Benefits to the tensioning system include the following:
a) The large diameter of the conductor 26 reduces bearing stresses at the guide rollers 42 and 44 and on the cylinders to enhance reliability and provide long life.
b) The conductor 26 may comprise sections with reversible connectors based on proven TLP connector technology. This allows installation of additional tensioners in the field and permits removal for maintenance if required.
c) The elastomeric bearing 72 in the upper tensioner frame allows small deflections which reduces lateral load on the cylinder rods 38 thereby enhancing seal life and cylinder durability.
d) One particular preferred arrangement uses tensioners having six cylinders and gas volume attached to the cylinder with composite high-pressure bottles 40. With six cylinders, the volume per cylinder is sufficiently small that the entire gas volume required may be attached to the cylinder, thus minimizing flow losses and enhancing system safety and reliability. In addition, the applied moment is reduced to a more acceptable level should a cylinder need to be removed for maintenance.

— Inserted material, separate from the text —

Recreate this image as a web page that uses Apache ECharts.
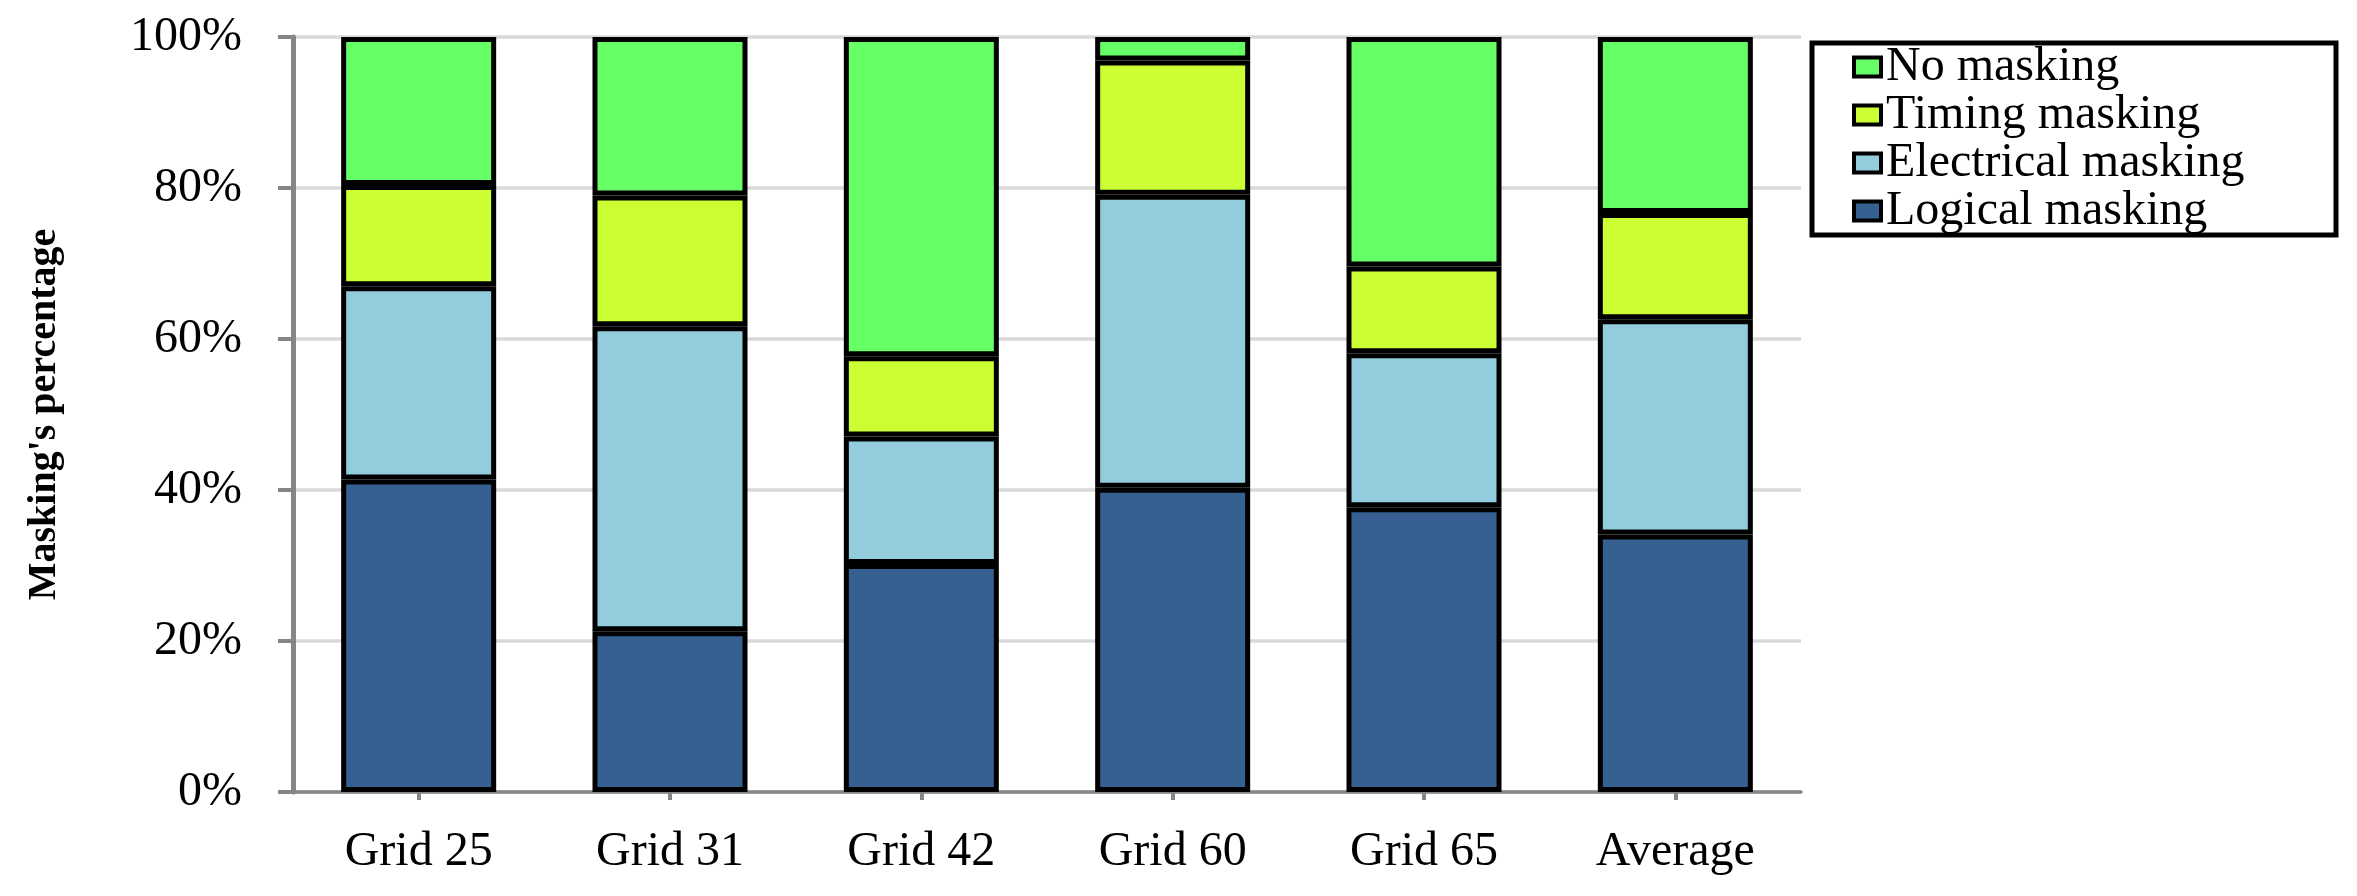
<!DOCTYPE html>
<html>
<head>
<meta charset="utf-8">
<title>Masking's percentage</title>
<script src="https://cdn.jsdelivr.net/npm/echarts@6/dist/echarts.min.js"></script>
<style>
  html, body { margin: 0; padding: 0; background: #ffffff; }
  #chart { width: 2357px; height: 896px; }
</style>
</head>
<body>
<div id="chart"></div>
<script>
// ---- data (percent of each category) ----
var categories = ['Grid 25', 'Grid 31', 'Grid 42', 'Grid 60', 'Grid 65', 'Average'];
var logicalMasking    = [41.4, 21.3, 30.2, 40.3, 37.7, 34.1];
var electricalMasking = [25.6, 40.4, 16.9, 38.8, 20.4, 28.5];
var timingMasking     = [13.4, 17.3, 10.6, 17.8, 11.5, 14.1];
var noMasking         = [19.6, 21.0, 42.3,  3.1, 30.4, 23.3];
var yTicks = [0, 20, 40, 60, 80, 100];
var legendOrder = ['No masking', 'Timing masking', 'Electrical masking', 'Logical masking'];

var FONT = "'Liberation Serif', 'Times New Roman', serif";
var colors = {
  'Logical masking': '#376092',
  'Electrical masking': '#93cddd',
  'Timing masking': '#ccff33',
  'No masking': '#66ff66'
};

function barSeries(name, data) {
  return {
    name: name,
    type: 'bar',
    stack: 'total',
    data: data,
    barWidth: 155,
    itemStyle: { color: colors[name], borderColor: '#000000', borderWidth: 5 },
    emphasis: { disabled: true }
  };
}

var chart = echarts.init(document.getElementById('chart'));
chart.setOption({
  animation: false,
  backgroundColor: '#ffffff',
  textStyle: { fontFamily: FONT },
  grid: { left: 293, right: 556, top: 37, bottom: 104, containLabel: false },
  legend: {
    orient: 'vertical',
    left: 1812,
    top: 43,
    data: legendOrder,
    icon: 'rect',
    itemWidth: 27,
    itemHeight: 19,
    itemGap: 0,
    padding: [0, 40, 0, 40],
    borderColor: '#000000',
    borderWidth: 5,
    itemStyle: { borderColor: '#000000', borderWidth: 4 },
    textStyle: { fontFamily: FONT, fontSize: 48, color: '#000000', lineHeight: 47, width: 410 },
    selectedMode: false
  },
  xAxis: {
    type: 'category',
    data: categories,
    axisLine: { show: true, lineStyle: { color: '#868686', width: 3.5 } },
    axisTick: { show: true, alignWithLabel: true, length: 8, lineStyle: { color: '#868686', width: 4 } },
    axisLabel: { fontFamily: FONT, fontSize: 48, color: '#000000', margin: 36, interval: 0 }
  },
  yAxis: {
    type: 'value',
    min: yTicks[0],
    max: yTicks[yTicks.length - 1],
    interval: yTicks[1] - yTicks[0],
    name: "Masking's percentage",
    nameLocation: 'middle',
    nameRotate: 90,
    nameGap: 248,
    nameTextStyle: { fontFamily: FONT, fontSize: 40, fontWeight: 'bold', color: '#000000', verticalAlign: 'middle' },
    axisLine: { show: true, lineStyle: { color: '#868686', width: 5 } },
    axisTick: { show: true, length: 15, lineStyle: { color: '#868686', width: 4 } },
    axisLabel: { fontFamily: FONT, fontSize: 48, color: '#000000', margin: 51, formatter: '{value}%' },
    splitLine: { show: true, lineStyle: { color: '#d9d9d9', width: 3.5 } }
  },
  series: [
    barSeries('Logical masking', logicalMasking),
    barSeries('Electrical masking', electricalMasking),
    barSeries('Timing masking', timingMasking),
    barSeries('No masking', noMasking)
  ]
});
</script>
</body>
</html>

e) The tensioner cylinder configuration may use gas only below a piston with fluid on a reduced rod side area to provide lubrication to seals and bearings. The system may use nitrogen as the operating gas to minimize corrosion and enable the use of synthetic, mineral-type fluids.
f) The conductor may be filled with nitrogen, air, or other suitable gas to provide additional riser tension from the resulting buoyancy. This additional tension may supplement the riser hydraulic tension for heavy riser conditions or for hydraulic system maintenance.
Benefits of the system to hull/keel guide include the following:
a) Roller supports 42 and 44 at the tensioner 20 used in conjunction with the keel guide 28 virtually eliminates surface equipment lateral movement, and therefore reduces the well bay spacing requirement.
b) The keel guide wear components may be removed for replacement if required without conductor and riser removal.
Benefits of the invention to the global layout of the platform include the following:
a) Roller supports 42 and 44 at the tensioner 20 in conjunction with the keel guide 28 virtually eliminates surface equipment lateral movement, and therefore reduces the well bay spacing requirement.
b) The conductor 26 is pre-installable at the shipyard, or may be installed offshore. In addition, the conductor 26 may be removed and re-installed offshore.
c) Elimination of large-diameter, high-pressure piping from cylinders to active gas bottles, also known as applied pressure vessels (APV's), which are located away from the tensioner unit and connected by a long run of piping.
d) Riser lateral loads are reacted low on the semi-submersible's hull, thereby improving platform stability for a given draft.
The foregoing presents a particular embodiment of a system embodying the principles of the invention. Those skilled in the art will be able to devise alternatives and variations which, even if not explicitly disclosed herein, embody those principles and are thus within the scope of the present invention as literally and equivalently covered by the following claims.
This application claims the benefit of U.S. Provisional Application No. 61/812,106, filed on Apr. 15, 2013.